In your copy, leave out the pictures and repeat the entries below exactly.

— start of Data for this task —

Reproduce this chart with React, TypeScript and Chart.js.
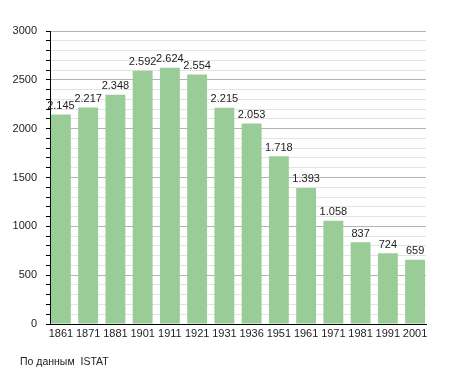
import React, { useEffect, useRef } from "react";
import { Chart, registerables } from "chart.js";

Chart.register(...registerables);

const categories = ["1861", "1871", "1881", "1901", "1911", "1921", "1931", "1936", "1951", "1961", "1971", "1981", "1991", "2001"];
const population = [2145, 2217, 2348, 2592, 2624, 2554, 2215, 2053, 1718, 1393, 1058, 837, 724, 659];
const yMax = 3000;
const yStep = 100;
const labelStep = 500;
const footnote = "По данным  ISTAT";

const fmt = (v: number) => {
  const s = String(v);
  return s.length > 3 ? s.slice(0, s.length - 3) + "." + s.slice(-3) : s;
};

const FONT = "'Liberation Sans', Arial, sans-serif";

const valueLabels = {
  id: "valueLabels",
  afterDatasetsDraw(chart: any) {
    const ctx = chart.ctx;
    const meta = chart.getDatasetMeta(0);
    ctx.save();
    ctx.font = "11px " + FONT;
    ctx.fillStyle = "#222";
    ctx.textAlign = "center";
    ctx.textBaseline = "bottom";
    meta.data.forEach((bar: any, i: number) => {
      ctx.fillText(fmt(population[i]), bar.x, bar.y - 3);
    });
    ctx.restore();
  },
};

export default function App() {
  const ref = useRef<HTMLCanvasElement>(null);
  useEffect(() => {
    const chart = new Chart(ref.current!, {
      type: "bar",
      data: {
        datasets: [
          {
            data: population.map((y, i) => ({ x: i, y })),
            backgroundColor: "#99cc96",
            borderWidth: 0,
            categoryPercentage: 1,
            barPercentage: 0.73,
          },
        ],
      },
      options: {
        animation: false,
        responsive: false,
        layout: { padding: { top: 31, right: 29, left: 0, bottom: 0 } },
        plugins: { legend: { display: false }, tooltip: { enabled: false } },
        scales: {
          x: {
            type: "linear",
            min: -0.4,
            max: categories.length - 1 + 0.4,
            offset: false,
            grid: { display: false, drawTicks: false },
            border: { color: "#000", width: 1 },
            afterBuildTicks: (s: any) => {
              s.ticks = categories.map((_, i) => ({ value: i }));
            },
            ticks: {
              color: "#222",
              font: { size: 11, family: FONT },
              padding: 3,
              maxRotation: 0,
              autoSkip: false,
              callback: (v: any) => categories[Math.round(Number(v))] ?? "",
            },
            afterFit: (s: any) => {
              s.height = 49;
            },
          },
          y: {
            min: 0,
            max: yMax,
            border: { color: "#000", width: 1 },
            grid: {
              color: (c: any) => (c.tick && c.tick.value % labelStep === 0 ? "#b4b4b4" : "#e4e4e4"),
              tickColor: "#000",
              tickLength: 4,
              lineWidth: 1,
            },
            ticks: {
              stepSize: yStep,
              autoSkip: false,
              color: "#222",
              font: { size: 11, family: FONT },
              padding: 9,
              callback: (v: any) => (Number(v) % labelStep === 0 ? String(v) : ""),
            },
            afterFit: (s: any) => {
              s.width = 50;
            },
          },
        },
      },
      plugins: [valueLabels],
    });
    return () => chart.destroy();
  }, []);
  return (
    <div style={{ position: "absolute", left: 0, top: 0, width: 455, height: 373, background: "#fff" }}>
      <canvas ref={ref} width={455} height={373} style={{ width: 455, height: 373, display: "block" }} />
      <div
        style={{
          position: "absolute",
          left: 20,
          top: 355,
          font: "10.5px " + FONT,
          color: "#222",
          whiteSpace: "pre",
        }}
      >
        {footnote}
      </div>
    </div>
  );
}
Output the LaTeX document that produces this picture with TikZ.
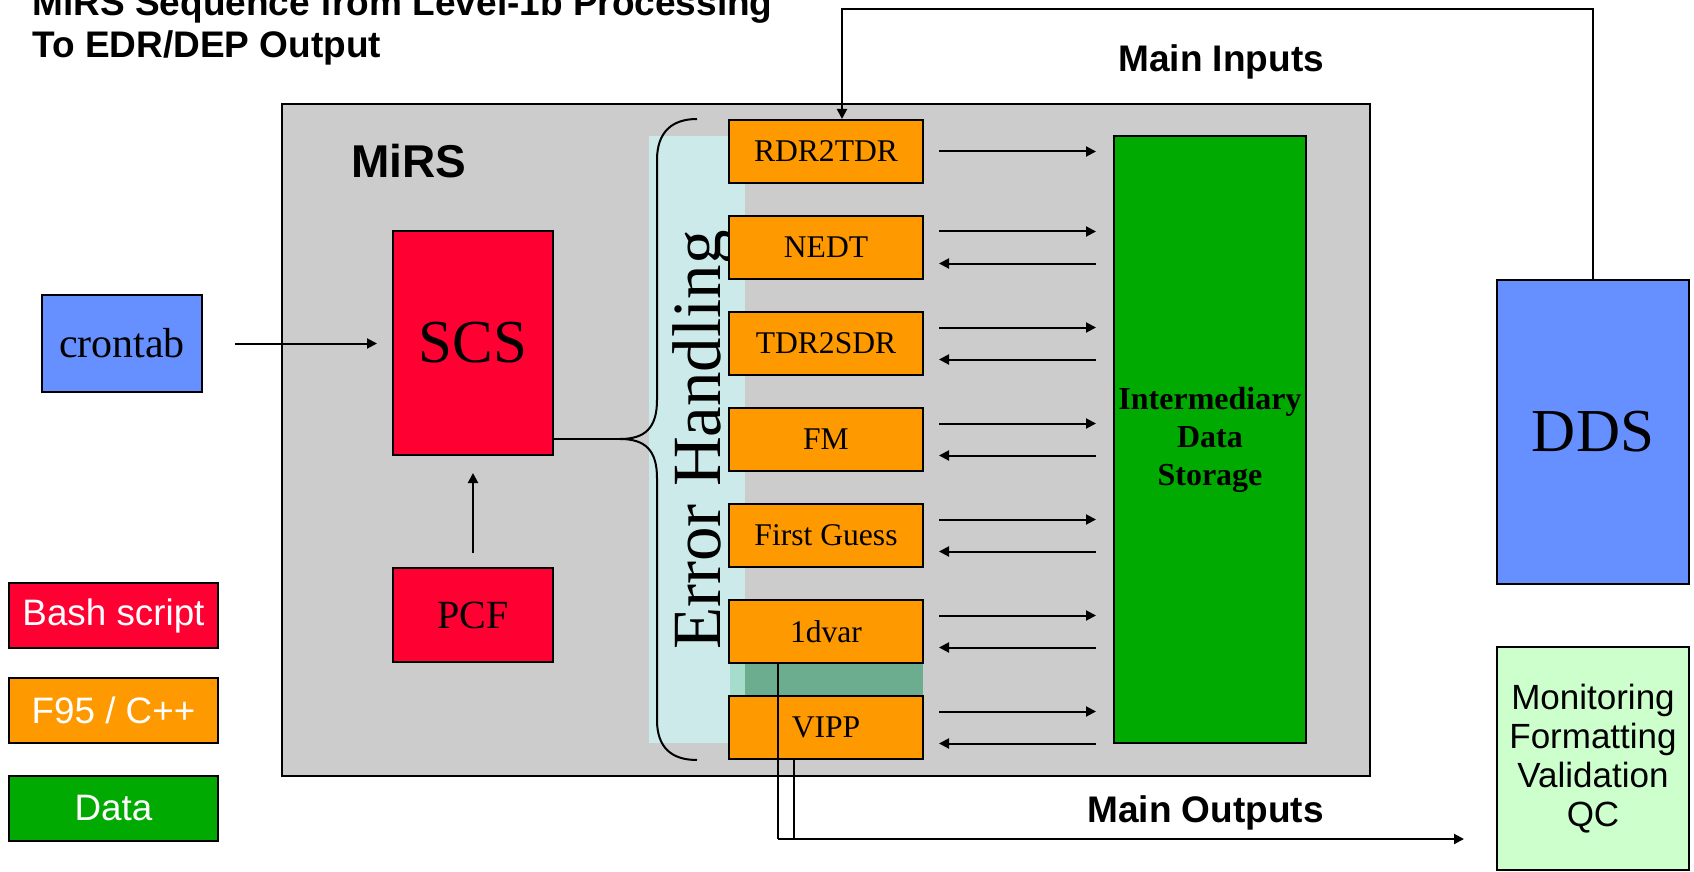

— end of Data for this task —

**Result for this exercise**.
Reproduce this chart with React, TypeScript and Chart.js.
import React, { useEffect, useRef } from "react";
import { Chart, registerables } from "chart.js";

Chart.register(...registerables);

const categories = ["1861", "1871", "1881", "1901", "1911", "1921", "1931", "1936", "1951", "1961", "1971", "1981", "1991", "2001"];
const population = [2145, 2217, 2348, 2592, 2624, 2554, 2215, 2053, 1718, 1393, 1058, 837, 724, 659];
const yMax = 3000;
const yStep = 100;
const labelStep = 500;
const footnote = "По данным  ISTAT";

const fmt = (v: number) => {
  const s = String(v);
  return s.length > 3 ? s.slice(0, s.length - 3) + "." + s.slice(-3) : s;
};

const FONT = "'Liberation Sans', Arial, sans-serif";

const valueLabels = {
  id: "valueLabels",
  afterDatasetsDraw(chart: any) {
    const ctx = chart.ctx;
    const meta = chart.getDatasetMeta(0);
    ctx.save();
    ctx.font = "11px " + FONT;
    ctx.fillStyle = "#222";
    ctx.textAlign = "center";
    ctx.textBaseline = "bottom";
    meta.data.forEach((bar: any, i: number) => {
      ctx.fillText(fmt(population[i]), bar.x, bar.y - 3);
    });
    ctx.restore();
  },
};

export default function App() {
  const ref = useRef<HTMLCanvasElement>(null);
  useEffect(() => {
    const chart = new Chart(ref.current!, {
      type: "bar",
      data: {
        datasets: [
          {
            data: population.map((y, i) => ({ x: i, y })),
            backgroundColor: "#99cc96",
            borderWidth: 0,
            categoryPercentage: 1,
            barPercentage: 0.73,
          },
        ],
      },
      options: {
        animation: false,
        responsive: false,
        layout: { padding: { top: 31, right: 29, left: 0, bottom: 0 } },
        plugins: { legend: { display: false }, tooltip: { enabled: false } },
        scales: {
          x: {
            type: "linear",
            min: -0.4,
            max: categories.length - 1 + 0.4,
            offset: false,
            grid: { display: false, drawTicks: false },
            border: { color: "#000", width: 1 },
            afterBuildTicks: (s: any) => {
              s.ticks = categories.map((_, i) => ({ value: i }));
            },
            ticks: {
              color: "#222",
              font: { size: 11, family: FONT },
              padding: 3,
              maxRotation: 0,
              autoSkip: false,
              callback: (v: any) => categories[Math.round(Number(v))] ?? "",
            },
            afterFit: (s: any) => {
              s.height = 49;
            },
          },
          y: {
            min: 0,
            max: yMax,
            border: { color: "#000", width: 1 },
            grid: {
              color: (c: any) => (c.tick && c.tick.value % labelStep === 0 ? "#b4b4b4" : "#e4e4e4"),
              tickColor: "#000",
              tickLength: 4,
              lineWidth: 1,
            },
            ticks: {
              stepSize: yStep,
              autoSkip: false,
              color: "#222",
              font: { size: 11, family: FONT },
              padding: 9,
              callback: (v: any) => (Number(v) % labelStep === 0 ? String(v) : ""),
            },
            afterFit: (s: any) => {
              s.width = 50;
            },
          },
        },
      },
      plugins: [valueLabels],
    });
    return () => chart.destroy();
  }, []);
  return (
    <div style={{ position: "absolute", left: 0, top: 0, width: 455, height: 373, background: "#fff" }}>
      <canvas ref={ref} width={455} height={373} style={{ width: 455, height: 373, display: "block" }} />
      <div
        style={{
          position: "absolute",
          left: 20,
          top: 355,
          font: "10.5px " + FONT,
          color: "#222",
          whiteSpace: "pre",
        }}
      >
        {footnote}
      </div>
    </div>
  );
}
Output the LaTeX document that produces this picture with TikZ.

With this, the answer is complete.